*Exercise instructions*: Take the lines from the head of the listing through the one bearing "import seaborn as sns" and copy them exactly, leaving every picture out.
## Start The records
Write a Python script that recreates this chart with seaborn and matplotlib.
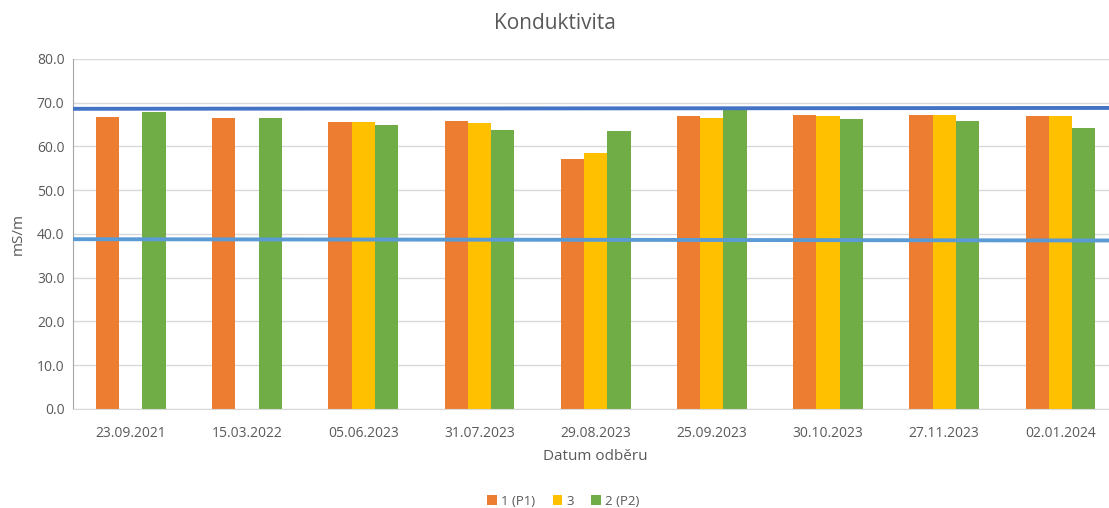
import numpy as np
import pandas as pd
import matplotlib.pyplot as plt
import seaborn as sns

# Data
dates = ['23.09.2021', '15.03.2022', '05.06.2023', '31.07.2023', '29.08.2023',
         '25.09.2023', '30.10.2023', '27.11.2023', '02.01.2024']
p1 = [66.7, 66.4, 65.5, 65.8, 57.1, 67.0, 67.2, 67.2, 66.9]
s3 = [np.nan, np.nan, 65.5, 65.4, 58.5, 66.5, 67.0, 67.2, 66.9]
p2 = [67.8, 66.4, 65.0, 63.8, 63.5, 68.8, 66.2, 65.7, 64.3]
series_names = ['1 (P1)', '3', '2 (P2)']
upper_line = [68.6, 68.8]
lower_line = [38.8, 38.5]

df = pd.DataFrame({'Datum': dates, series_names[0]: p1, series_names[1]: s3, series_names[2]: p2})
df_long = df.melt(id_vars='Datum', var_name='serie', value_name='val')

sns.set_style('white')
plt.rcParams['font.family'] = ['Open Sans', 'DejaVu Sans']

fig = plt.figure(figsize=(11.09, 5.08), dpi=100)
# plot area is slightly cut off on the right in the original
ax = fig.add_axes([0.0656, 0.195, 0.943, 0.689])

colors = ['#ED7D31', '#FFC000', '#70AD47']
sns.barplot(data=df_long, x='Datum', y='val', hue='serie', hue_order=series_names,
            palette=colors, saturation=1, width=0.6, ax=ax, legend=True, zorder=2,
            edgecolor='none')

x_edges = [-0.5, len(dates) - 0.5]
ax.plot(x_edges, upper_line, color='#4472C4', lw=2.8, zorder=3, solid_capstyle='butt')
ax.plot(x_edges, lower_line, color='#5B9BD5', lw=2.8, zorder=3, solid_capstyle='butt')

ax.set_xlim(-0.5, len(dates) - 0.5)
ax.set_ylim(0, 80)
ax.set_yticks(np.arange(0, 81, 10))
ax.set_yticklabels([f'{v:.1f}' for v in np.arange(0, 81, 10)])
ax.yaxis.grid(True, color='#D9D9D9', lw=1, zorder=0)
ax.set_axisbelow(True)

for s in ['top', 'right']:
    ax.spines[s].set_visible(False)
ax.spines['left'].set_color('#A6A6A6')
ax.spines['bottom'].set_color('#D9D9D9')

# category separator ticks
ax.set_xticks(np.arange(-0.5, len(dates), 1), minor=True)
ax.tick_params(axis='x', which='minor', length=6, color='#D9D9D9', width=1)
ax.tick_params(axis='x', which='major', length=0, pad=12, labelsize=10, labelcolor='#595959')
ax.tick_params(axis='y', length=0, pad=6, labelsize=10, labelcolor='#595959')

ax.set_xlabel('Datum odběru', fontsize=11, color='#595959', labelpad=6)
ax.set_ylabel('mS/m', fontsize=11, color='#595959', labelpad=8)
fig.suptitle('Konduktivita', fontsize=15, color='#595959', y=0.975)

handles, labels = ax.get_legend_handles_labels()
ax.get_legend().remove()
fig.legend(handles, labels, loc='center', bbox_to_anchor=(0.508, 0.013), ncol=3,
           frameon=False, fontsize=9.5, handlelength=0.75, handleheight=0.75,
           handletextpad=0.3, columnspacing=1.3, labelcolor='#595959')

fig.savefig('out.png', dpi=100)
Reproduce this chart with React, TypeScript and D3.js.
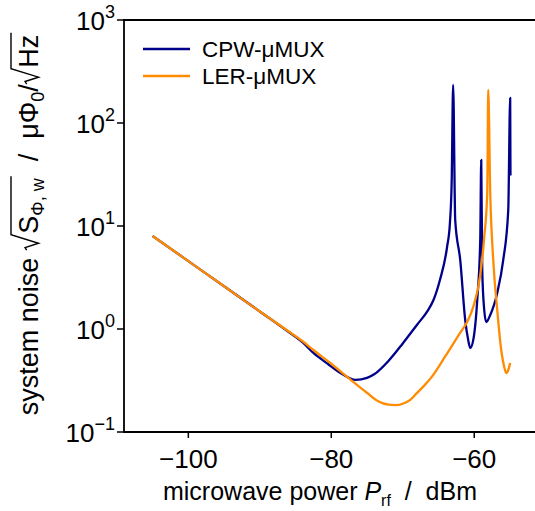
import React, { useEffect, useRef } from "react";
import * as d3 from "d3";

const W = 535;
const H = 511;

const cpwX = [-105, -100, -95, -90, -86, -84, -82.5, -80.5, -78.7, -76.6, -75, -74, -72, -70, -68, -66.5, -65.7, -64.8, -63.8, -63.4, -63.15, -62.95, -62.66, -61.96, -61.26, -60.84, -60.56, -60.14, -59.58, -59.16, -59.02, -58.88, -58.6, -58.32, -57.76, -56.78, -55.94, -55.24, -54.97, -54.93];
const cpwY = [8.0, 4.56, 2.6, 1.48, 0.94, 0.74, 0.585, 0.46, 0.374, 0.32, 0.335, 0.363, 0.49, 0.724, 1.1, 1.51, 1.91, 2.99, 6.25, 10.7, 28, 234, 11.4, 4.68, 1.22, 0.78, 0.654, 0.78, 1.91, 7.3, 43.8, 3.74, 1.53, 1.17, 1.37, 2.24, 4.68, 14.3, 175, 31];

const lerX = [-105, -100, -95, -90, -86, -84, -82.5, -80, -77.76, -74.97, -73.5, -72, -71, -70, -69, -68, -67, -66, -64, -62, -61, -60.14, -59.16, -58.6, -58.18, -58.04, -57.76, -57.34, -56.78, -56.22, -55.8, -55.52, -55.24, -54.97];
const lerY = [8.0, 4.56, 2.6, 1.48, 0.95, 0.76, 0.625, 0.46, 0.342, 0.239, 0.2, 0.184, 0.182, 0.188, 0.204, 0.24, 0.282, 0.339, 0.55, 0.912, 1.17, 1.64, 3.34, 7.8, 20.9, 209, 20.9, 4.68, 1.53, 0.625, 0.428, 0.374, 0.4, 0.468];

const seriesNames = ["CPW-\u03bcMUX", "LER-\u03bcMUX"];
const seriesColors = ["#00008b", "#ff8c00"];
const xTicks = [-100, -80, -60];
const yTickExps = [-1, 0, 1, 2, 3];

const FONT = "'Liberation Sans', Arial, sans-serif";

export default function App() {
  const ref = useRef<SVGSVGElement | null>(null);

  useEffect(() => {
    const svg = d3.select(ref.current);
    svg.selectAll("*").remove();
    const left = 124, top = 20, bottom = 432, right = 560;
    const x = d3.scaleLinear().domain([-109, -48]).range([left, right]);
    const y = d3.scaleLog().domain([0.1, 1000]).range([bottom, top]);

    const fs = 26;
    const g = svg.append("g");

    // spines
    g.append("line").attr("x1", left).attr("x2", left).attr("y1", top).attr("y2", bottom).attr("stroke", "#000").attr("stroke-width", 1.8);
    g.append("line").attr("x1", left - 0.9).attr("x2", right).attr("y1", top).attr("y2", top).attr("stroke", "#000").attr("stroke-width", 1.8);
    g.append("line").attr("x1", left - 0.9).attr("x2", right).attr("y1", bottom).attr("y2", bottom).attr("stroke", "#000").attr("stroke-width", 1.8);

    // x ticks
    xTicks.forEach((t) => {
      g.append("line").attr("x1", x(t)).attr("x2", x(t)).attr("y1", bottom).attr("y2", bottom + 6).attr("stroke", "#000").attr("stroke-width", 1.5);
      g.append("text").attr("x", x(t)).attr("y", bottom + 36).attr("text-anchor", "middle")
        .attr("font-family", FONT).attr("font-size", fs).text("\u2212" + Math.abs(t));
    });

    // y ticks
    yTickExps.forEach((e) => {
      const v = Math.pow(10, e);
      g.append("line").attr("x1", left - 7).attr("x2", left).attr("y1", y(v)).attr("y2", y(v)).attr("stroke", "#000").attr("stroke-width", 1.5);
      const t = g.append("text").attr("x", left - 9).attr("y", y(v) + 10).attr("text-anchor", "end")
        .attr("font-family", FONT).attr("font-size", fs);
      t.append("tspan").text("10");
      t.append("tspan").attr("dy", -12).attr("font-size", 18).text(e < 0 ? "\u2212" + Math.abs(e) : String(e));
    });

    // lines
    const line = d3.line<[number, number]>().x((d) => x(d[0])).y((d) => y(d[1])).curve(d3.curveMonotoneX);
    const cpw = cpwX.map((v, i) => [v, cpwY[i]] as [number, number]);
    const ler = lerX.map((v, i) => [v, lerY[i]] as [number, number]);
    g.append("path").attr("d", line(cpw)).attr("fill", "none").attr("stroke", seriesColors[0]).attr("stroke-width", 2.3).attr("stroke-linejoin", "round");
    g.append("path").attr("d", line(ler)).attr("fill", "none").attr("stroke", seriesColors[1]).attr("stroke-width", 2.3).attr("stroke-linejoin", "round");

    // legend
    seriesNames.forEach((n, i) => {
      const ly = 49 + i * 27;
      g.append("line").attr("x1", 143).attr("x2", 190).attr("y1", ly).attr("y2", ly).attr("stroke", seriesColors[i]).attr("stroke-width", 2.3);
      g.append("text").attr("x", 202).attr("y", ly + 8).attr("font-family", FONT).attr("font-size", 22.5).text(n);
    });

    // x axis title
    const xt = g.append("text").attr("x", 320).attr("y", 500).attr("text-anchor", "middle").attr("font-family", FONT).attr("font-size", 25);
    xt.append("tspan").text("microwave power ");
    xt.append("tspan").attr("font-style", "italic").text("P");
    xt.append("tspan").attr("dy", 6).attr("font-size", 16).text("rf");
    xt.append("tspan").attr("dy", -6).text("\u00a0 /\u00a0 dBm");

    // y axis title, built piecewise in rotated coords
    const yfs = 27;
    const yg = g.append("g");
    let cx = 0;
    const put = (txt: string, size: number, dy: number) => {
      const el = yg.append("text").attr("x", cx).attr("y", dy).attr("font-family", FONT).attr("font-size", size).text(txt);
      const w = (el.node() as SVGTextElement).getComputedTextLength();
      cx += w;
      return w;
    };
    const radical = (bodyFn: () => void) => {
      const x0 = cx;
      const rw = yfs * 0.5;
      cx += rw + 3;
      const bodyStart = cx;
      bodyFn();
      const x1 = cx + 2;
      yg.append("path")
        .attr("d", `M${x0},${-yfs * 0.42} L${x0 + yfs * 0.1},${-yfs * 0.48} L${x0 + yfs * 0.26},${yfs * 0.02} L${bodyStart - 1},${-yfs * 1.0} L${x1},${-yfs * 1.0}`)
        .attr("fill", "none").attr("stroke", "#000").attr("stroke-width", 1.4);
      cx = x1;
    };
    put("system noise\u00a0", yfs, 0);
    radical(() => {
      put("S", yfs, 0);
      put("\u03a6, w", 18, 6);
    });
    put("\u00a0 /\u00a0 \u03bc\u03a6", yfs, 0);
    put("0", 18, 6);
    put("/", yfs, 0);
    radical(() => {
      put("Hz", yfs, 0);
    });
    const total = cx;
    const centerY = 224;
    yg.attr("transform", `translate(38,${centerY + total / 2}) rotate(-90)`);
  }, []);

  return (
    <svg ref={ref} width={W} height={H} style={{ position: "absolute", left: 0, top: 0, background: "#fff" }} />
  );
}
## End The records
*Finished task*:
Write a Python script that recreates this chart with seaborn and matplotlib.
import numpy as np
import pandas as pd
import matplotlib.pyplot as plt
import seaborn as sns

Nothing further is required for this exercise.